Accrington Stanley aiming high under manager Paul Cook
With one of the smallest budgets in League Two and attendances rarely rising above 2,000, you could be forgiven for thinking that Accrington Stanley would be happy with survival this season.
But manager Paul Cook has loftier ambitions than that.
"The target is to win the league," he told BBC Sport.
"I say it to everyone and people think you're mad. At the end of the season, when we finish in whatever position we finish in, it will be because that's where we deserve to finish.
"We only set targets of doing the best we possibly can. Our target must be to win the league.
"It's probably common knowledge that we have the smallest budget. Once you've commented on that once, that's the end of it.
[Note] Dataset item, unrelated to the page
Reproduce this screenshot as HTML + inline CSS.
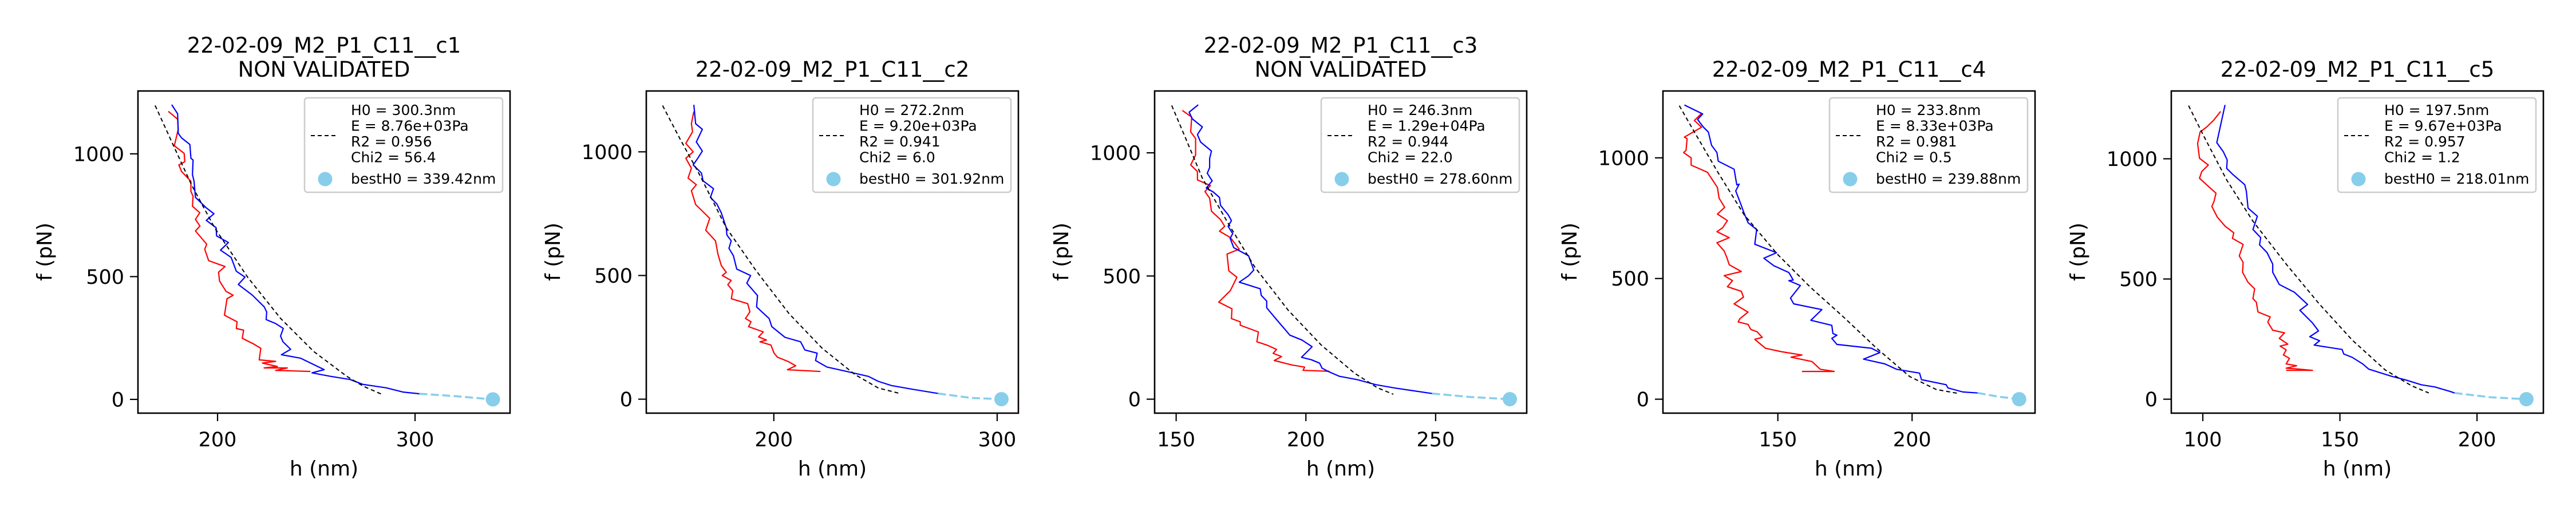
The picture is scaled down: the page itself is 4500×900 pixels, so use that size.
<!DOCTYPE html>
<html><head><meta charset="utf-8"><title>H0 fits</title>
<style>
html,body{margin:0;padding:0;background:#fff;}
svg{display:block;font-family:"DejaVu Sans","Liberation Sans",sans-serif;}
</style></head>
<body>
<svg id="fig" width="4500" height="900" viewBox="0 0 4500 900" xmlns="http://www.w3.org/2000/svg">
<rect width="4500" height="900" fill="#fff"/>
</svg>
<script>
// ---- data ----
const titles = ["22-02-09_M2_P1_C11__c1","22-02-09_M2_P1_C11__c2","22-02-09_M2_P1_C11__c3","22-02-09_M2_P1_C11__c4","22-02-09_M2_P1_C11__c5"];
const validated = [false,true,false,true,true];
const fitH0 = ["300.3","272.2","246.3","233.8","197.5"];
const fitE = ["8.76e+03","9.20e+03","1.29e+04","8.33e+03","9.67e+03"];
const fitR2 = ["0.956","0.941","0.944","0.981","0.957"];
const fitChi2 = ["56.4","6.0","22.0","0.5","1.2"];
const bestH0 = [339.42,301.92,278.60,239.88,218.01];
const xMin = [159.7,142.9,141.7,107.2,88.5];
const xMax = [348.1,309.5,285.1,245.8,224.2];
const yMin = [-56,-56.5,-56.7,-57.8,-58];
const yMax = [1256,1246,1251,1277,1282];
const xTicks = [[200,300],[200,300],[150,200,250],[150,200],[100,150,200]];
const yTicks = [0,500,1000];

const p1BlueH = [176.8,179.8,180.1,181.8,186.0,186.5,187.6,187.3,188.1,188.8,194.3,198.2,194.3,199.3,199.5,205.5,201.5,206.9,209.5,213.9,210.5,217.7,223.6,224.9,224.6,229.4,233.3,231.9,233.1,237.0,232.3,242.0,254.0,247.8,257.0,267.1,273.7,285.5,293.8,302.2];
const p1BlueF = [1200,1163,1083,1065,1038,982,975,915,888,823,780,756,729,699,666,639,608,578,522,498,468,424,377,356,325,309,289,258,235,204,182,168,121,108,94,81,61,47,30,23];
const p1RedH = [175.1,179.8,180.1,178.1,183.1,183.4,180.4,181.8,186.5,186.5,187.6,187.3,191.0,188.8,191.1,188.8,194.5,193.5,195.5,203.8,200.5,201.0,204.3,207.9,204.8,203.5,209.9,209.5,213.2,212.5,218.2,221.9,221.1,229.4,222.7,230.3,223.6,235.3,229.4,247.0];
const p1RedF = [1173,1141,1100,1033,1002,968,955,928,888,847,827,787,760,733,706,686,632,612,565,541,518,482,440,424,410,343,316,289,282,249,226,208,161,155,148,134,128,128,118,114];
const p1FitH = [168.4,176.8,186.8,198.5,215.2,231.9,248.7,265.4,273.7,283.4];
const p1FitF = [1197,1049,874,699,498,330,195,94,54,20];
const p1ExtH = [302.2,320.6,339.42];
const p1ExtF = [23,13,0];

const p2BlueH = [164.2,165.0,168.0,165.3,168.0,166.1,163.9,167.6,168.3,173.0,171.6,174.5,176.5,178.7,179.0,180.9,179.9,181.9,183.4,189.6,187.9,192.7,192.3,197.9,199.1,205.0,212.0,213.9,219.4,218.7,223.8,232.7,242.4,246.8,252.7,261.6,273.5];
const p2BlueF = [1190,1114,1091,1040,1003,976,947,914,883,851,816,789,753,693,664,640,610,580,526,500,469,419,373,326,293,250,232,199,186,156,130,112,92,72,55,41,23];
const p2RedH = [164.2,163.1,163.6,160.6,163.9,160.6,163.1,161.6,165.3,163.1,165.0,171.3,169.5,173.9,175.0,176.5,178.7,176.9,180.9,179.4,181.6,181.0,188.3,189.3,187.3,189.8,188.7,195.3,193.2,196.7,193.8,198.7,200.1,201.6,206.5,209.8,206.1,220.9];
const p2RedF = [1163,1114,1081,1034,1000,974,934,894,867,843,787,731,683,640,586,540,513,500,480,463,439,406,386,353,326,313,293,272,252,239,232,219,186,170,152,135,119,112];
const p2FitH = [150.2,157.9,166.8,178.7,192.0,206.8,221.6,236.4,246.8,256.4];
const p2FitF = [1187,1054,907,693,520,346,206,99,45,23];
const p2ExtH = [273.5,288.3,301.92];
const p2ExtF = [23,5,0];

const p3BlueH = [158.5,155.0,156.2,160.1,158.2,159.4,163.6,162.9,162.9,162.0,163.9,161.6,164.3,166.7,167.1,170.0,171.3,170.0,171.8,170.8,172.2,177.9,179.9,177.9,174.3,182.4,182.8,184.9,184.9,188.7,192.2,193.8,198.5,202.4,198.3,202.1,205.3,206.2,208.5,212.9,219.9,226.9,233.9,240.3,248.6];
const p3BlueF = [1195,1165,1138,1105,1074,1044,1007,977,940,917,886,857,841,819,787,749,725,702,672,653,615,582,524,501,475,448,421,398,371,323,280,260,240,213,170,160,146,126,113,93,79,59,46,36,23];
const p3RedH = [152.4,156.0,155.6,157.5,157.5,155.6,158.2,158.2,163.2,161.1,162.9,163.6,167.1,168.7,166.7,170.9,174.3,169.6,170.3,173.4,170.9,166.4,171.5,171.3,174.7,174.7,181.7,181.1,184.9,188.7,187.4,190.6,187.8,194.5,199.5,198.9,209.1];
const p3RedF = [1172,1145,1085,1058,991,951,924,890,867,843,816,763,729,702,682,656,609,589,521,495,441,394,367,327,314,300,273,233,220,202,186,173,157,139,130,117,113];
const p3FitH = [148.3,153.7,160.1,170.3,180.4,193.2,205.9,218.7,227.6,233.7];
const p3FitF = [1192,1058,897,709,535,361,220,106,46,20];
const p3ExtH = [248.6,263.2,278.60];
const p3ExtF = [23,9,0];

const p4BlueH = [115.2,122.0,120.1,122.3,124.1,125.3,127.3,127.8,133.7,134.7,135.6,134.3,135.9,137.4,138.9,142.1,141.4,149.5,144.8,148.5,154.1,155.7,154.1,158.4,154.7,155.9,166.4,162.3,170.1,170.5,172.0,170.1,172.0,184.9,188.0,181.9,189.9,194.2,202.8,203.5,212.7,213.3,218.9,224.4];
const p4BlueF = [1219,1182,1159,1127,1107,1052,1022,986,953,888,891,863,817,772,731,703,642,607,584,553,525,494,491,471,419,395,371,327,306,272,265,252,227,211,193,166,146,124,108,81,60,47,30,26];
const p4RedH = [121.4,118.9,121.6,115.2,116.2,115.8,114.9,117.7,117.7,123.8,127.5,128.1,130.2,127.5,131.2,129.4,127.3,131.9,127.3,130.0,131.0,131.9,136.4,130.0,133.1,131.2,136.4,137.2,133.7,138.9,135.9,135.2,138.9,139.9,142.3,144.2,141.4,145.4,151.2,159.0,154.9,162.7,165.8,171.0,159.0];
const p4RedF = [1182,1155,1127,1086,1079,1031,1022,1000,970,940,877,833,795,767,740,710,694,669,648,614,587,557,529,512,491,466,447,423,395,361,334,320,310,289,279,256,248,211,197,183,174,156,124,115,115];
const p4FitH = [113.3,118.9,127.5,137.4,149.8,162.1,174.4,186.8,199.1,209.0,217.7];
const p4FitF = [1216,1107,943,765,601,464,341,211,94,40,23];
const p4ExtH = [224.4,232.5,239.88];
const p4ExtF = [26,10,0];

const p5BlueH = [108.1,105.1,107.5,108.9,108.7,111.1,114.7,115.3,115.9,116.5,119.9,118.3,121.1,120.7,123.4,125.5,125.5,127.9,133.4,138.2,135.4,140.0,142.2,139.0,142.6,140.6,150.8,151.4,154.5,158.3,160.5,168.9,173.7,179.7,184.6,190.0,191.8];
const p5BlueF = [1224,1067,1029,995,960,933,898,892,864,795,761,706,672,642,610,562,528,477,445,394,370,317,284,260,243,225,207,188,174,147,125,95,81,60,51,33,26];
const p5RedH = [106.5,103.9,101.4,99.0,98.1,98.8,102.0,99.6,98.8,101.4,104.8,104.1,103.3,105.3,108.1,111.3,110.8,114.7,113.3,114.7,114.5,116.5,118.9,118.3,119.5,120.1,124.6,123.7,125.5,129.8,127.9,131.0,128.2,130.4,129.4,131.6,130.4,134.2,130.4,135.2,140.0,130.4];
const p5RedF = [1197,1160,1132,1111,1063,1002,974,947,919,892,857,823,802,757,720,692,669,644,596,569,528,486,459,418,404,363,342,321,287,276,253,229,221,205,184,170,147,139,129,125,120,120];
const p5FitH = [94.8,100.2,108.7,118.3,130.4,142.4,154.5,166.5,176.1,182.4];
const p5FitF = [1221,1098,912,740,562,397,246,122,56,26];
const p5ExtH = [191.8,205.0,218.01];
const p5ExtF = [26,8,0];

const blueH = [p1BlueH,p2BlueH,p3BlueH,p4BlueH,p5BlueH];
const blueF = [p1BlueF,p2BlueF,p3BlueF,p4BlueF,p5BlueF];
const redH = [p1RedH,p2RedH,p3RedH,p4RedH,p5RedH];
const redF = [p1RedF,p2RedF,p3RedF,p4RedF,p5RedF];
const fitH = [p1FitH,p2FitH,p3FitH,p4FitH,p5FitH];
const fitF = [p1FitF,p2FitF,p3FitF,p4FitF,p5FitF];
const extH = [p1ExtH,p2ExtH,p3ExtH,p4ExtH,p5ExtH];
const extF = [p1ExtF,p2ExtF,p3ExtF,p4ExtF,p5ExtF];

// ---- drawing ----
const NS = "http://www.w3.org/2000/svg";
const svg = document.getElementById("fig");
function mk(tag, attrs, parent){
  const e = document.createElementNS(NS, tag);
  for (const k in attrs) e.setAttribute(k, attrs[k]);
  (parent||svg).appendChild(e);
  return e;
}
const AX_TOP = 159, AX_H = 563, AX_W = 650;

for (let i = 0; i < 5; i++) {
  const L = 241 + i*888;
  const g = mk("g", {});
  
  
  const sx = v => L + (v - xMin[i]) / (xMax[i] - xMin[i]) * AX_W;
  const sy = v => AX_TOP + AX_H - (v - yMin[i]) / (yMax[i] - yMin[i]) * AX_H;
  const cx = L + AX_W/2;

  // clip
  const cp = mk("clipPath", {id: "clip" + i}, g);
  mk("rect", {x: L, y: AX_TOP, width: AX_W, height: AX_H}, cp);

  // title
  const t = mk("text", {x: cx, "text-anchor": "middle", "font-size": 37, fill: "#000"}, g);
  
  
  if (validated[i]) {
    t.setAttribute("y", 134);
    t.textContent = titles[i];
  } else {
    t.setAttribute("y", 92);
    t.textContent = titles[i];
    const t2 = mk("text", {x: cx, y: 134, "text-anchor": "middle", "font-size": 37, fill: "#000"}, g);
    
    
    t2.textContent = "NON VALIDATED";
  }

  const toPts = (H, F) => H.map((h, k) => sx(h).toFixed(1) + "," + sy(F[k]).toFixed(1)).join(" ");
  const plot = mk("g", {"clip-path": "url(#clip" + i + ")"}, g);

  const red = mk("polyline", {points: toPts(redH[i], redF[i]), fill: "none", stroke: "#ff0000", "stroke-width": 2.2, "stroke-linejoin": "round"}, plot);
  
  
  const ext = mk("polyline", {points: toPts(extH[i], extF[i]), fill: "none", stroke: "#87ceeb", "stroke-width": 3.5, "stroke-dasharray": "14,6"}, plot);
  
  
  const blue = mk("polyline", {points: toPts(blueH[i], blueF[i]), fill: "none", stroke: "#0000ff", "stroke-width": 2.2, "stroke-linejoin": "round"}, plot);
  
  
  const fit = mk("polyline", {points: toPts(fitH[i], fitF[i]), fill: "none", stroke: "#000", "stroke-width": 2, "stroke-dasharray": "7,5"}, plot);
  
  
  const pt = mk("circle", {cx: sx(bestH0[i]), cy: sy(0), r: 12.5, fill: "#87ceeb"}, plot);
  
  

  // axes frame
  const fr = mk("rect", {x: L, y: AX_TOP, width: AX_W, height: AX_H, fill: "none", stroke: "#000", "stroke-width": 2.6}, g);
  
  

  // x ticks
  xTicks[i].forEach(v => {
    const x = sx(v);
    const tk = mk("line", {x1: x, x2: x, y1: AX_TOP + AX_H, y2: AX_TOP + AX_H + 14, stroke: "#000", "stroke-width": 2.2}, g);
    
    
    const lb = mk("text", {x: x, y: 780, "text-anchor": "middle", "font-size": 35, fill: "#000"}, g);
    
    
    lb.textContent = String(v);
  });
  // y ticks
  yTicks.forEach(v => {
    const y = sy(v);
    const tk = mk("line", {x1: L - 14, x2: L, y1: y, y2: y, stroke: "#000", "stroke-width": 2.2}, g);
    
    
    const lb = mk("text", {x: L - 24, y: y + 12.5, "text-anchor": "end", "font-size": 35, fill: "#000"}, g);
    
    
    lb.textContent = String(v);
  });
  const xl = mk("text", {x: cx, y: 831, "text-anchor": "middle", "font-size": 36, fill: "#000"}, g);
  
  
  xl.textContent = "h (nm)";
  const yl = mk("text", {x: 0, y: 0, "text-anchor": "middle", "font-size": 36, fill: "#000", transform: "translate(" + (L - 151) + ",440) rotate(-90)"}, g);
  
  
  yl.textContent = "f (pN)";

  // legend
  const LL = L + AX_W - 13 - 346, LT = AX_TOP + 12;
  const lg = mk("g", {}, g);
  
  
  mk("rect", {x: LL, y: LT, width: 346, height: 165, rx: 5, fill: "#fff", "fill-opacity": 0.8, stroke: "#cccccc", "stroke-width": 2.5}, lg);
  const ll = mk("line", {x1: LL + 11, x2: LL + 59, y1: LT + 66, y2: LT + 66, stroke: "#000", "stroke-width": 2, "stroke-dasharray": "7,5"}, lg);
  
  
  const lines = ["H0 = " + fitH0[i] + "nm", "E = " + fitE[i] + "Pa", "R2 = " + fitR2[i], "Chi2 = " + fitChi2[i]];
  lines.forEach((s, k) => {
    const tx = mk("text", {x: LL + 81, y: LT + 30 + k*27.5, "font-size": 25, fill: "#000"}, lg);
    
    
    tx.textContent = s;
  });
  const lm = mk("circle", {cx: LL + 36, cy: LT + 142, r: 12.5, fill: "#87ceeb"}, lg);
  
  
  const lbt = mk("text", {x: LL + 81, y: LT + 150, "font-size": 25, fill: "#000"}, lg);
  
  
  lbt.textContent = "bestH0 = " + bestH0[i].toFixed(2) + "nm";
}
</script>
</body></html>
"Because we have the smallest budget in the league, does that mean we should be relegated? Well, our squad don't think that.
"The main target is progression and what is progression? All clubs will judge it differently. If we can take this club forward, it will mean we are progressing and that's the aim for everyone."
Stanley, who finished 14th in League Two last season, have made a promising start to the new campaign, winning three of their opening four league matches. For the first month of the season at least, they have defied those who predicted the club's seventh year back in the Football League would end in relegation.
A former Accrington player, Cook returned to his north west roots in February after five successful years in charge of League of Ireland side Sligo Rovers.
He replaced Rochdale-bound John Coleman, the man who had led Stanley back into the Football League after a 44-year absence.
"John and [assistant] Jimmy Bell became stalwarts and legends of the club and they should be remembered in those terms," added the former Wolves, Coventry and Burnley midfielder. "But people move on and it gives other people an opportunity.
"Ireland served its purpose for me. I had a fantastic time in Sligo and I can't speak highly enough of the people or the place.
"But as a manager, you can't look back and say you've had success. It's about looking forward and getting more success. I'm at a fantastic club now."
Cook is building a primarily young squad at Accrington, containing an eclectic mix of players.
Take Rommy Boco. A midfielder who has played in three Africa Cup of Nations for Benin, he joined Accrington in 2005 at the age of 20.
He played alongside a veteran Cook as Stanley won promotion to League Two in 2006, and later scored their first Football League goals for 44 years.
But he failed to properly settle in Lancashire and, early in 2008, Cook took his former team-mate to Ireland.
In fact, Cook has now signed him on four occasions - three times for Sligo and once for Accrington, after Boco agreed a return to the Crown Ground on transfer deadline day.
"A lot of managers go back to what they know," added 45-year-old Cook. "I know Boco inside out and, in my opinion, he'd improve any team in our league.
"He's got a great story, but in football, there's not a lot of sentiment. If Boco couldn't do the job I know he can do, I wouldn't have brought him in."
The tale of another summer arrival, Bohan Dixon, is equally as intriguing.
He was plucked from an amateur league in Liverpool and is now experiencing full-time football for the first time, making his senior debut against Morecambe in the Johnstone's Paint Trophy on Tuesday.
Cook continued: "Professional football is new to him. He's been at it now for two or three months, he's a popular member of the squad and he shows a lot of signs that he's got a future in football.
"He's still got a lot to learn, but he's willing to learn and he has a lot of attributes that could see him going on to play in the league for the rest of his career."
League Two contains a wide range of playing styles and, having been a cultured midfield player himself, it is no surprise to see Cook's Accrington keeping the ball on the floor as much as possible.
But he commented: "I don't know what 'the right way' to play is.
"We all have different ideas and philosophies on the game. Mine would be a more passing game than some other managers, but at the end of the day, we all passionately want to win.
"Football is all about winning, and if you can win playing football, moving the ball quickly and developing players, I think that would suggest you're doing a good job."
And what of Accrington's chances this season? Does Cook believe his side can be challenging for promotion in May?
"While we keep setting the barometer high, people that know us know we're not saying 'we're going to win the league'. What we're saying is that we want to be the best we can be.
"Come the end of the season, when we all go and have a pint together, we'll be able to say to each other we did our best. That's the most important thing."